<<<<

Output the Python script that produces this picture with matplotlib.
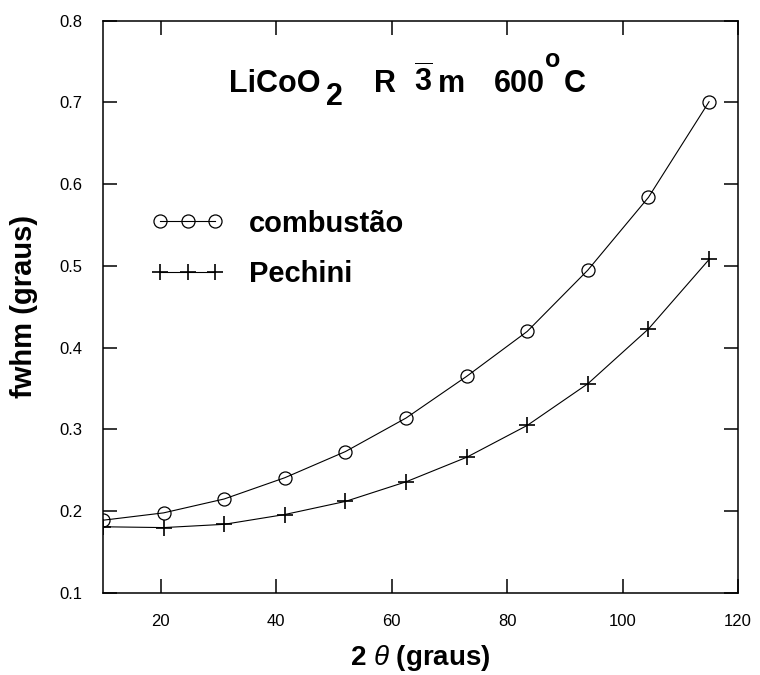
import matplotlib
matplotlib.use("Agg")
import matplotlib.pyplot as plt

plt.rcParams['font.family'] = ['Liberation Sans', 'DejaVu Sans']
plt.rcParams['mathtext.fontset'] = 'custom'
plt.rcParams['mathtext.rm'] = 'Liberation Sans'
plt.rcParams['mathtext.bf'] = 'Liberation Sans:bold'
plt.rcParams['mathtext.it'] = 'Liberation Sans:italic'

two_theta = [10, 20.5, 31, 41.5, 52, 62.5, 73, 83.5, 94, 104.5, 115]
combustao = [0.189, 0.198, 0.215, 0.241, 0.273, 0.314, 0.365, 0.420, 0.495, 0.584, 0.701]
pechini = [0.181, 0.180, 0.184, 0.196, 0.212, 0.236, 0.266, 0.305, 0.356, 0.423, 0.508]

xticks = [20, 40, 60, 80, 100, 120]
yticks = [0.1, 0.2, 0.3, 0.4, 0.5, 0.6, 0.7, 0.8]

fig = plt.figure(figsize=(7.6, 6.75), dpi=100)
ax = fig.add_axes([0.1355, 0.1215, 0.8355, 0.8478])

ax.plot(two_theta, combustao, color="black", lw=0.8, marker="o", ms=9.4,
        mfc="none", mec="black", mew=0.9, label="combustão")
ax.plot(two_theta, pechini, color="black", lw=0.8, marker="+", ms=11,
        mew=1.2, label="Pechini")

ax.set_xlim(10, 120)
ax.set_ylim(0.1, 0.8)
ax.set_xticks(xticks)
ax.set_yticks(yticks)
ax.set_xticklabels([str(t) for t in xticks])
ax.set_yticklabels(["%.1f" % t for t in yticks])
ax.tick_params(direction="in", length=10, width=1.1, top=True, right=True,
               labelsize=12, pad=15)
for s in ax.spines.values():
    s.set_linewidth(1.1)

ax.set_xlabel(r"2 $\mathit{\theta}$ (graus)", fontsize=20, fontweight="bold", labelpad=10)
ax.set_ylabel("fwhm (graus)", fontsize=21, fontweight="bold", labelpad=15)

# title text inside the axes
tk = dict(fontsize=22, fontweight="bold", va="baseline", ha="left")
ax.text(31.9, 0.7128, "LiCoO", **tk)
ax.text(48.6, 0.697, "2", **tk)
ax.text(57.0, 0.7128, "R", **tk)
ax.text(63.9, 0.7128, r"$\overline{\mathbf{3}}$", **tk)
ax.text(68.1, 0.7128, "m", **tk)
ax.text(77.8, 0.7128, "600", **tk)
ax.text(86.5, 0.7435, "o", fontsize=18, fontweight="bold", va="baseline", ha="left")
ax.text(89.8, 0.7128, "C", **tk)

ax.legend(loc="upper left", bbox_to_anchor=(0.076, 0.670), frameon=False,
          numpoints=3, handlelength=2.5, handletextpad=0.85, labelspacing=0.77,
          borderpad=0, borderaxespad=0,
          prop={"size": 21, "weight": "bold"})

fig.savefig("out.png", dpi=100)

>>>>

### [What is needed]
Omit the pictures and output all of the other material exactly.

### [Response]
Output the Python script that produces this picture with matplotlib.
import matplotlib
matplotlib.use("Agg")
import matplotlib.pyplot as plt

plt.rcParams['font.family'] = ['Liberation Sans', 'DejaVu Sans']
plt.rcParams['mathtext.fontset'] = 'custom'
plt.rcParams['mathtext.rm'] = 'Liberation Sans'
plt.rcParams['mathtext.bf'] = 'Liberation Sans:bold'
plt.rcParams['mathtext.it'] = 'Liberation Sans:italic'

two_theta = [10, 20.5, 31, 41.5, 52, 62.5, 73, 83.5, 94, 104.5, 115]
combustao = [0.189, 0.198, 0.215, 0.241, 0.273, 0.314, 0.365, 0.420, 0.495, 0.584, 0.701]
pechini = [0.181, 0.180, 0.184, 0.196, 0.212, 0.236, 0.266, 0.305, 0.356, 0.423, 0.508]

xticks = [20, 40, 60, 80, 100, 120]
yticks = [0.1, 0.2, 0.3, 0.4, 0.5, 0.6, 0.7, 0.8]

fig = plt.figure(figsize=(7.6, 6.75), dpi=100)
ax = fig.add_axes([0.1355, 0.1215, 0.8355, 0.8478])

ax.plot(two_theta, combustao, color="black", lw=0.8, marker="o", ms=9.4,
        mfc="none", mec="black", mew=0.9, label="combustão")
ax.plot(two_theta, pechini, color="black", lw=0.8, marker="+", ms=11,
        mew=1.2, label="Pechini")

ax.set_xlim(10, 120)
ax.set_ylim(0.1, 0.8)
ax.set_xticks(xticks)
ax.set_yticks(yticks)
ax.set_xticklabels([str(t) for t in xticks])
ax.set_yticklabels(["%.1f" % t for t in yticks])
ax.tick_params(direction="in", length=10, width=1.1, top=True, right=True,
               labelsize=12, pad=15)
for s in ax.spines.values():
    s.set_linewidth(1.1)

ax.set_xlabel(r"2 $\mathit{\theta}$ (graus)", fontsize=20, fontweight="bold", labelpad=10)
ax.set_ylabel("fwhm (graus)", fontsize=21, fontweight="bold", labelpad=15)

# title text inside the axes
tk = dict(fontsize=22, fontweight="bold", va="baseline", ha="left")
ax.text(31.9, 0.7128, "LiCoO", **tk)
ax.text(48.6, 0.697, "2", **tk)
ax.text(57.0, 0.7128, "R", **tk)
ax.text(63.9, 0.7128, r"$\overline{\mathbf{3}}$", **tk)
ax.text(68.1, 0.7128, "m", **tk)
ax.text(77.8, 0.7128, "600", **tk)
ax.text(86.5, 0.7435, "o", fontsize=18, fontweight="bold", va="baseline", ha="left")
ax.text(89.8, 0.7128, "C", **tk)

ax.legend(loc="upper left", bbox_to_anchor=(0.076, 0.670), frameon=False,
          numpoints=3, handlelength=2.5, handletextpad=0.85, labelspacing=0.77,
          borderpad=0, borderaxespad=0,
          prop={"size": 21, "weight": "bold"})

fig.savefig("out.png", dpi=100)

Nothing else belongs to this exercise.